The Iowa Power Fund is one of the programs that would be eliminated under a bill proposed by House Republicans that would cut $500 million over three years.
Culver also said Iowa is leading the nation in expanding access to preschool. “During the last three years alone, 23,000 additional children have been enrolled in early-childhood-education programs,” he said. “As a result, 90 percent of four-year-olds now have the opportunity to attend a quality preschool program, up from just 5 percent a few years ago.”
Republicans did not applaud when Culver talked about preschool. Iowa’s state-funded voluntary-preschool program is also on the chopping block under the new Republican leadership. The program would be eliminated in House Study Bill 1. House Appropriations Chair Scott Raecker (R-Urbandale) on Monday said the state simply can’t afford to send all four-year-olds to school. Branstad also advocated for its elimination during the 2010 gubernatorial campaign.
House Speaker Kraig Paulsen (R-Hiawatha) said Republicans do not plan to change their minds about state programs advocated by Culver that are now targeted for elimination. “Many of those decisions and things he highlighted, many of them are decisions that were made long ago,” Paulsen said. “There are things we campaigned on.
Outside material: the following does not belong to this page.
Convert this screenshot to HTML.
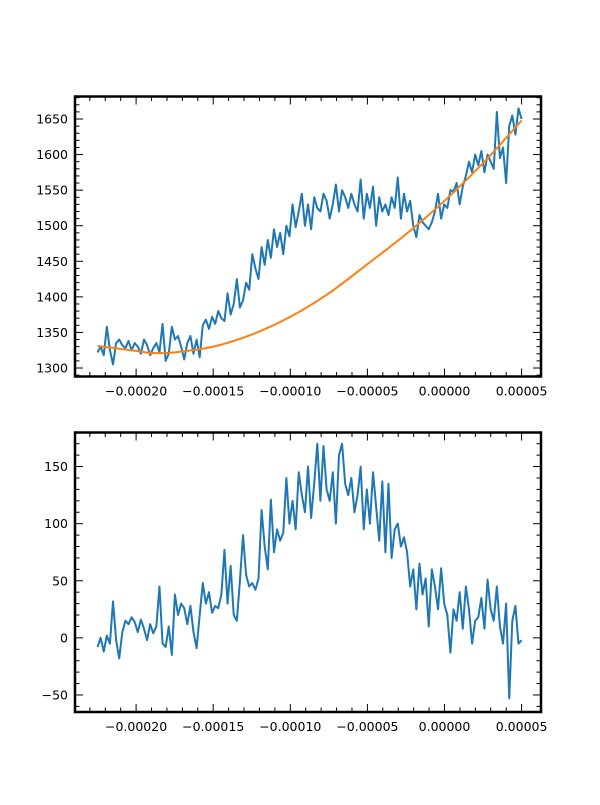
<!DOCTYPE html>
<html><head><meta charset="utf-8"><style>
html,body{margin:0;padding:0;background:#fff;}
svg text{font-family:"DejaVu Sans","Liberation Sans",sans-serif;font-size:12.5px;fill:#000;}
</style></head><body>
<svg id="chart" width="600" height="800" xmlns="http://www.w3.org/2000/svg"></svg>
<script>
// top panel data (blue noisy series), chunked by x-range
const topValues = [
1322,1330,1318,1358,1325,1305,1335,1340,1332,1328,1338,1325,1335,1330,1320,1340,1332,1318,1328,1335,
1322,1362,1310,1320,1358,1340,1345,1330,1312,1335,1345,1320,1340,
1315,1360,1368,1355,1372,1362,1380,1370,1366,1405,
1375,1390,1425,1385,1395,1420,1410,1460,1440,1425,
1470,1445,1480,1455,1495,1470,1490,1460,1500,1485,
1530,1498,1520,1545,1500,1530,1495,1540,1525,1520,
1545,1535,1510,1530,1558,1520,1550,1540,1525,1545,
1530,1520,1565,1510,1545,1525,1555,1500,1540,1520,
1530,1515,1540,1525,1568,1510,1545,1520,1535,1500,
1484,1515,1505,1500,1495,1505,1520,1545,1510,1530,
1525,1550,1548,1560,1530,1555,1570,1590,1575,1600,
1585,1605,1575,1600,1590,1580,1660,1595,1610,1560,
1640,1655,1628,1665,1650];
// fitted curve (orange) samples
const fitX = [-0.000225,-0.0002,-0.00019,-0.000175,-0.00015,-0.000125,-0.0001,-0.000075,-0.00005,-0.000025,0,0.000025,0.00005];
const fitValues = [1331,1324,1321,1322,1330,1347,1372,1405,1446,1488,1535,1588,1648];
// bottom panel data (residual)
const bottomValues = [
-8,0,-12,2,-5,32,-2,-18,5,15,12,18,14,5,16,8,-2,12,4,10,
45,-5,-8,10,-15,38,20,30,26,12,28,5,-9,
20,48,30,40,22,28,26,38,77,30,
63,20,15,50,90,55,45,48,42,52,
112,80,60,121,75,95,85,92,140,100,
120,95,145,125,110,150,105,135,170,120,
168,130,120,145,100,160,170,135,125,140,
110,125,150,95,130,100,145,115,85,137,
75,135,70,95,100,80,88,75,45,60,
25,65,38,52,10,60,45,25,61,30,
20,-13,25,15,40,8,45,25,-5,15,
18,35,8,51,25,15,45,10,-5,30,
-53,15,28,-5,-2];
const xStart = -0.000225, xEnd = 0.00005;
const xTickValues = [-0.0002,-0.00015,-0.0001,-0.00005,0,0.00005];
const xTickLabels = ["\u22120.00020","\u22120.00015","\u22120.00010","\u22120.00005","0.00000","0.00005"];
const topYTicks = [1300,1350,1400,1450,1500,1550,1600,1650];
const bottomYTicks = [-50,0,50,100,150];

const svg = document.getElementById('chart');
const NS = 'http://www.w3.org/2000/svg';
function mk(tag, attrs, parent){const e=document.createElementNS(NS,tag);for(const k in attrs)e.setAttribute(k,attrs[k]);(parent||svg).appendChild(e);return e;}

const L=75, R=541;
function xs(v){return 444.5 + v/0.00005*77.1;}

function smoothPath(p){
  let d='M'+p[0][0].toFixed(2)+','+p[0][1].toFixed(2);
  for(let i=0;i<p.length-1;i++){
    const p0=p[Math.max(0,i-1)],p1=p[i],p2=p[i+1],p3=p[Math.min(p.length-1,i+2)];
    const c1=[p1[0]+(p2[0]-p0[0])/6,p1[1]+(p2[1]-p0[1])/6];
    const c2=[p2[0]-(p3[0]-p1[0])/6,p2[1]-(p3[1]-p1[1])/6];
    d+=' C'+c1[0].toFixed(2)+','+c1[1].toFixed(2)+' '+c2[0].toFixed(2)+','+c2[1].toFixed(2)+' '+p2[0].toFixed(2)+','+p2[1].toFixed(2);
  }
  return d;
}

function panel(name, top, bottom, yTop, yBot, yTicks, series, extra){
  const g = mk('g',{});
  
  
  const ys = v => top + (yTop - v)/(yTop - yBot)*(bottom-top);
  const xt = mk('g',{},g);
  
  
  for(let i=-23;i<=5;i++){
    const v=i*0.00001, x=xs(v);
    if(x<L+1||x>R-1) continue;
    const major = (i%5===0);
    const len = major?8:4.5;
    mk('line',{x1:x,x2:x,y1:bottom,y2:bottom-len,stroke:'#000','stroke-width':1},xt);
    mk('line',{x1:x,x2:x,y1:top,y2:top+len,stroke:'#000','stroke-width':1},xt);
  }
  xTickValues.forEach((v,i)=>{
    const t=mk('text',{x:xs(v),y:bottom+19,'text-anchor':'middle'},xt);
    
    
    t.textContent=xTickLabels[i];
  });
  const yt = mk('g',{},g);
  
  
  const start=Math.ceil(yBot/10)*10;
  for(let v=start; v<=yTop; v+=10){
    const y=ys(v);
    if(y<top+1||y>bottom-1) continue;
    const major=(v%50===0);
    const len=major?8:4.5;
    mk('line',{x1:L,x2:L+len,y1:y,y2:y,stroke:'#000','stroke-width':1},yt);
    mk('line',{x1:R,x2:R-len,y1:y,y2:y,stroke:'#000','stroke-width':1},yt);
  }
  yTicks.forEach(v=>{
    const t=mk('text',{x:L-7,y:ys(v)+4.5,'text-anchor':'end'},yt);
    
    
    t.textContent=(v<0?'\u2212':'')+Math.abs(v);
  });
  const n=series.length;
  const pts=series.map((v,i)=>xs(xStart+(xEnd-xStart)*i/(n-1)).toFixed(2)+','+ys(v).toFixed(2)).join(' ');
  const line=mk('polyline',{points:pts,fill:'none',stroke:'#1f77b4','stroke-width':2,'stroke-linejoin':'round'},g);
  
  
  if(extra){
    const p2=extra.x.map((xv,i)=>[xs(xv),ys(extra.y[i])]);
    const f=mk('path',{d:smoothPath(p2),fill:'none',stroke:'#ff7f0e','stroke-width':2},g);
    
    
  }
  const frame=mk('rect',{x:L,y:top,width:R-L,height:bottom-top,fill:'none',stroke:'#000','stroke-width':2.5},g);
  
  
}
panel('top-panel', 96.5, 376.5, 1650+22.5/0.711, 1300-8.5/0.711, topYTicks, topValues, {x:fitX,y:fitValues});
panel('bottom-panel', 432.5, 712, 150+34/1.14, -50-17/1.14, bottomYTicks, bottomValues, null);
</script>
</body></html>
There are promises we made to Iowans.”
The House speaker called the speech a good closing note for Culver: “He came in, he delivered a very serious, thoughtful speech; I thought he delivered it well.”
But Paulsen said much still needs to be done, including finding jobs for the 110,000 unemployed, improving the economy, and getting the state budget under control.
Senate Majority Leader Mike Gronstal (D-Council Bluffs) indicated that Democrats would work to protect some of Culver’s landmark programs targeted in the $500 million in budget cuts proposed by House Republicans. He specifically noted the importance of renewable energy and access to early-childhood education.
“We will certainly look at those proposals; we will try and protect the ones that we think are the most important,” Gronstal said. “We recognize that there’s a new majority in the House and a Republican in the governor’s office. And we’ll have to work with them so we’re pragmatists about that. But walking away from the effort to make Iowa energy-independent we think would be foolish. That sounds like the course the Republicans want to pursue, so obviously we’ll put up some fight on that.”